President’s Column 28 June 2019

As the Australian economy continues to slow and the global outlook remains uncertain, local government is ready to step up and play its part with infrastructure projects.

In recent weeks, the heads of both the Reserve Bank and the Department of Infrastructure, Transport, Cities and Regional Development have highlighted infrastructure investment as a way of boosting the economy, and creating local jobs.

Local government can play a major role in boosting public sector construction, if we receive federal government’s help.

In a speech on June 4 after the Reserve Bank lowered its cash rate for the first time in almost three years – to 1.25 percent – Governor Philip Lowe said that monetary policy was not the only option to stimulate what he calls “spare capacity” in the economy.

“As a country, we should also be looking at other options to reduce unemployment,” he said.

“One option is for fiscal support, including through spending on infrastructure.

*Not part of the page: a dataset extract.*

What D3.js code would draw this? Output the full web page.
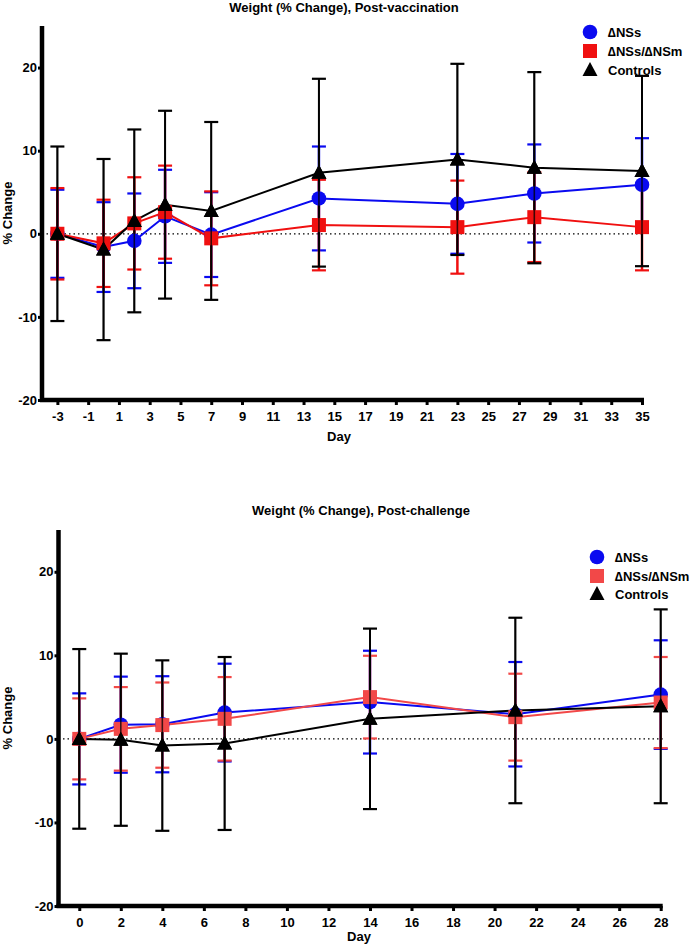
<!DOCTYPE html>
<html>
<head>
<meta charset="utf-8">
<script src="https://cdn.jsdelivr.net/npm/d3@7"></script>
<style>
  html, body { margin: 0; padding: 0; background: #fff; }
  svg { display: block; font-family: "Liberation Sans", Arial, sans-serif; }
</style>
</head>
<body>
<svg id="chart" width="691" height="944"></svg>
<script>
// ---------- Data: Post-vaccination ----------
const vacTitle = "Weight (% Change), Post-vaccination";
const vacDays = [-3, 0, 2, 4, 7, 14, 23, 28, 35];
const vacXTicks = [-3, -1, 1, 3, 5, 7, 9, 11, 13, 15, 17, 19, 21, 23, 25, 27, 29, 31, 33, 35];
const vacNSsMean = [0, -1.6, -0.85, 2.1, -0.1, 4.25, 3.6, 4.85, 5.9];
const vacNSsSD   = [5.3, 5.4, 5.7, 5.6, 5.1, 6.25, 6.0, 5.9, 5.6];
const vacNSmMean = [0, -1.15, 1.25, 2.6, -0.55, 1.05, 0.8, 2.0, 0.8];
const vacNSmSD   = [5.5, 5.25, 5.55, 5.6, 5.65, 5.45, 5.6, 5.4, 5.2];
const vacCtlMean = [0, -1.9, 1.55, 3.5, 2.75, 7.35, 8.95, 7.95, 7.55];
const vacCtlSD   = [10.5, 10.9, 11.0, 11.3, 10.7, 11.3, 11.5, 11.5, 11.45];

// ---------- Data: Post-challenge ----------
const chalTitle = "Weight (% Change), Post-challenge";
const chalDays = [0, 2, 4, 7, 14, 21, 28];
const chalXTicks = [0, 2, 4, 6, 8, 10, 12, 14, 16, 18, 20, 22, 24, 26, 28];
const chalNSsMean = [0, 1.7, 1.75, 3.15, 4.4, 2.95, 5.3];
const chalNSsSD   = [5.45, 5.75, 5.75, 5.85, 6.15, 6.25, 6.5];
const chalNSmMean = [0, 1.2, 1.65, 2.4, 5.0, 2.6, 4.35];
const chalNSmSD   = [4.85, 5.0, 5.1, 5.0, 4.95, 5.2, 5.45];
const chalCtlMean = [0, -0.1, -0.8, -0.55, 2.4, 3.4, 3.9];
const chalCtlSD   = [10.75, 10.3, 10.2, 10.35, 10.8, 11.1, 11.6];

const yTicks = [-20, -10, 0, 10, 20];
const legendNames = ["\u2206NSs", "\u2206NSs/\u2206NSm", "Controls"];

const svg = d3.select("#chart");
const FS = 13;

function drawChart(cfg) {
  const g = svg.append("g");
  const x = d3.scaleLinear().domain(cfg.xDomain).range(cfg.xRange);
  const y = d3.scaleLinear().domain([-20, 25]).range(cfg.yRange);
  const x0 = cfg.xRange[0], xEnd = cfg.xRange[1];
  const yBottom = cfg.yRange[0], yTop = cfg.yRange[1];

  // title
  g.append("text").attr("x", cfg.titleX).attr("y", cfg.titleY)
    .attr("text-anchor", "middle").attr("font-size", FS).attr("font-weight", "bold")
    .text(cfg.title);

  // zero dotted line
  g.append("line").attr("x1", x0).attr("x2", xEnd + 2)
    .attr("y1", y(0)).attr("y2", y(0))
    .attr("stroke", "#000").attr("stroke-width", 1.2).attr("stroke-dasharray", "1.5,3");

  // axes
  const yAxis = d3.axisLeft(y).tickValues(yTicks).tickSize(4).tickPadding(1).tickFormat(d => String(d));
  const ya = g.append("g").attr("transform", `translate(${x0},0)`).call(yAxis);
  ya.select(".domain").remove();
  ya.selectAll(".tick line").attr("stroke-width", 3);
  ya.selectAll(".tick text").attr("font-size", FS).attr("font-weight", "bold")
    .attr("font-family", "Liberation Sans, Arial, sans-serif").attr("fill", "#000");
  g.append("line").attr("x1", x0).attr("x2", x0).attr("y1", yTop).attr("y2", yBottom + 2)
    .attr("stroke", "#000").attr("stroke-width", 4.5);

  const xAxis = d3.axisBottom(x).tickValues(cfg.xTicks).tickSize(5).tickPadding(7).tickFormat(d => String(d));
  const xa = g.append("g").attr("transform", `translate(0,${yBottom})`).call(xAxis);
  xa.select(".domain").remove();
  xa.selectAll(".tick line").attr("stroke-width", 3);
  xa.selectAll(".tick text").attr("font-size", FS).attr("font-weight", "bold")
    .attr("font-family", "Liberation Sans, Arial, sans-serif").attr("fill", "#000");
  g.append("line").attr("x1", x0 - 2).attr("x2", xEnd + 2).attr("y1", yBottom).attr("y2", yBottom)
    .attr("stroke", "#000").attr("stroke-width", 4.5);

  // axis labels
  g.append("text").attr("transform", `translate(12,${(yTop + yBottom) / 2}) rotate(-90)`)
    .attr("text-anchor", "middle").attr("font-size", FS).attr("font-weight", "bold").text("% Change");
  g.append("text").attr("x", cfg.dayX).attr("y", cfg.dayY)
    .attr("text-anchor", "middle").attr("font-size", FS).attr("font-weight", "bold").text("Day");

  const series = cfg.series;
  const capW = 7;

  // colored error bars first
  series.forEach((s) => {
    const eg = g.append("g");
    cfg.days.forEach((d, i) => {
      const m = s.mean[i], sd = s.sd[i];
      eg.append("line").attr("x1", x(d)).attr("x2", x(d)).attr("y1", y(m - sd)).attr("y2", y(m + sd))
        .attr("stroke", s.color).attr("stroke-width", s.isCtl ? 2 : 2.5);
      [m - sd, m + sd].forEach(v => {
        eg.append("line").attr("x1", x(d) - capW).attr("x2", x(d) + capW)
          .attr("y1", y(v)).attr("y2", y(v))
          .attr("stroke", s.color).attr("stroke-width", 2.2);
      });
    });
  });

  // lines + markers
  const lineGen = d3.line().x(d => x(d[0])).y(d => y(d[1]));
  series.forEach(s => {
    const pts = cfg.days.map((d, i) => [d, s.mean[i]]);
    g.append("path").datum(pts).attr("d", lineGen)
      .attr("fill", "none").attr("stroke", s.color).attr("stroke-width", 2);
  });
  series.forEach(s => {
    cfg.days.forEach((d, i) => drawMarker(g, s.shape, x(d), y(s.mean[i]), s.color));
  });
  // black error bar verticals on top (as in original)
  const ctl = series[2];
  cfg.days.forEach((d, i) => {
    const m = ctl.mean[i], sd = ctl.sd[i];
    g.append("line").attr("x1", x(d)).attr("x2", x(d)).attr("y1", y(m - sd)).attr("y2", y(m + sd))
      .attr("stroke", "#000").attr("stroke-width", 1.6).attr("stroke-opacity", 0.75);
  });
  cfg.days.forEach((d, i) => drawMarker(g, ctl.shape, x(d), y(ctl.mean[i]), ctl.color));

  // legend
  const lg = g.append("g");
  series.forEach((s, i) => {
    const cy = cfg.legendY[i];
    drawMarker(lg, s.shape, cfg.legendX, cy, s.color);
    lg.append("text").attr("x", cfg.legendX + 18).attr("y", cy + 4.5)
      .attr("font-size", FS).attr("font-weight", "bold").text(legendNames[i]);
  });
}

function drawMarker(g, shape, cx, cy, color) {
  if (shape === "circle") {
    g.append("circle").attr("cx", cx).attr("cy", cy).attr("r", 7.3).attr("fill", color);
  } else if (shape === "square") {
    g.append("rect").attr("x", cx - 7).attr("y", cy - 7).attr("width", 14).attr("height", 14).attr("fill", color);
  } else {
    g.append("path").attr("d", `M${cx},${cy - 8}L${cx + 7.5},${cy + 6}L${cx - 7.5},${cy + 6}Z`).attr("fill", color);
  }
}

drawChart({
  title: vacTitle, titleX: 344, titleY: 12,
  xDomain: [-4, 35], xRange: [42, 642], yRange: [400, 26],
  xTicks: vacXTicks, days: vacDays,
  dayX: 339, dayY: 441,
  legendX: 590, legendY: [32, 51, 70],
  series: [
    { mean: vacNSsMean, sd: vacNSsSD, color: "#0a0af0", shape: "circle" },
    { mean: vacNSmMean, sd: vacNSmSD, color: "#f01010", shape: "square" },
    { mean: vacCtlMean, sd: vacCtlSD, color: "#000000", shape: "triangle", isCtl: true }
  ]
});

drawChart({
  title: chalTitle, titleX: 361, titleY: 515,
  xDomain: [-1, 28], xRange: [58.5, 660.7], yRange: [906, 530],
  xTicks: chalXTicks, days: chalDays,
  dayX: 359, dayY: 941,
  legendX: 597, legendY: [557, 576, 594],
  series: [
    { mean: chalNSsMean, sd: chalNSsSD, color: "#0a0af0", shape: "circle" },
    { mean: chalNSmMean, sd: chalNSmSD, color: "#f24848", shape: "square" },
    { mean: chalCtlMean, sd: chalCtlSD, color: "#000000", shape: "triangle", isCtl: true }
  ]
});
</script>
</body>
</html>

This spending not only adds to demand in the economy, but it also adds to the economy’s productive capacity. So it works on both the demand and supply side.”

The Secretary of the Department of Infrastructure, Transport, Cities and Regional Development, Steven Kennedy, recently told an Infrastructure Partnerships Australia audience about Australian transport infrastructure in the wake of the April Budget.

He said it was “worth thinking through the opportunities for public transport expenditure should, for example, international downside risks eventuate, the domestic economy weakens and policy makers become interested in responding with increased spending.

“Often, the response in these circumstances is to suggest bringing forward existing projects, including large projects…., it is challenging to bring large projects forward even when spending isn’t so high.”

Mr Kennedy went on to say “in a situation where there is a generalised slowdown in activity, the ideal fiscal response is one that is generalised, including from a spatial perspective. What am I getting at talking about a spatial perspective? Well for infrastructure, it is spending that occurs across the country in regions and cities.”

“An opportunity in transport infrastructure to provide a relatively quick and generalised support to demand is through a step up in maintenance expenditure. Moreover, this may be a no regrets policy choice by which I mean even if the fiscal response was not needed, the increased spending would deliver significant productivity returns.”

“And while the maintenance expenditure would typically be targeted at more trafficked roads, it is likely to be reasonably disperse in nature and provide good generalised support to the economy. Maintenance is also more labour intensive than large-scale construction, so spending impacts more domestically. Moreover, the likely road safety benefits of improving existing regional roads would be high.”

Local government can play a major role in infrastructure projects, provided we councils are given enough notice to factor the projects and associated funding, into our annual budgets.

As I said in my closing address at the 2019 National General Assembly of Local Government last week in Canberra, we need to have a list of “shovel ready” projects ready to present to the federal government.

We know that local government has a $30 billion infrastructure maintenance backlog, across a range of asset classes including community infrastructure.

We will be expanding on these to the Prime Minister, Treasurer and other government ministers in the coming weeks of the new Parliament.

Local councils are best placed to identify and explain what bridges, roads, air strips, pools, halls and other infrastructure needs upgrading or replacing, likewise what projects need to be undertaken to manage risks from climate change and natural disasters such as coastal protection structures and river levy banks.

Aside from the infrastructure maintenance backlog, another area about which ALGA and I will continue advocating on your behalf is the Financial Assistance Grants (FAGs) to local governments.

In this coming Parliamentary term, we must intensify our advocacy to restore the grants to a level equal to at least 1% of Commonwealth Taxation revenue.

The 2019/20 Budget, which has not been approved by Parliament, has maintained FAGs at about 0.55% – a level that’s not enough and falls well short of the 1% we received in 1996 when the current FAGs distribution was established.

Reaching that goal of course takes time, but councils can assist us by engaging with their local Federal Members and Senators to educate them about the importance and value of FAGs funding for local governments and the communities we serve.

We must thank them for the FAGs we’ve received, and also build the case for what else can be achieved if we get a Fairer Share of Commonwealth money.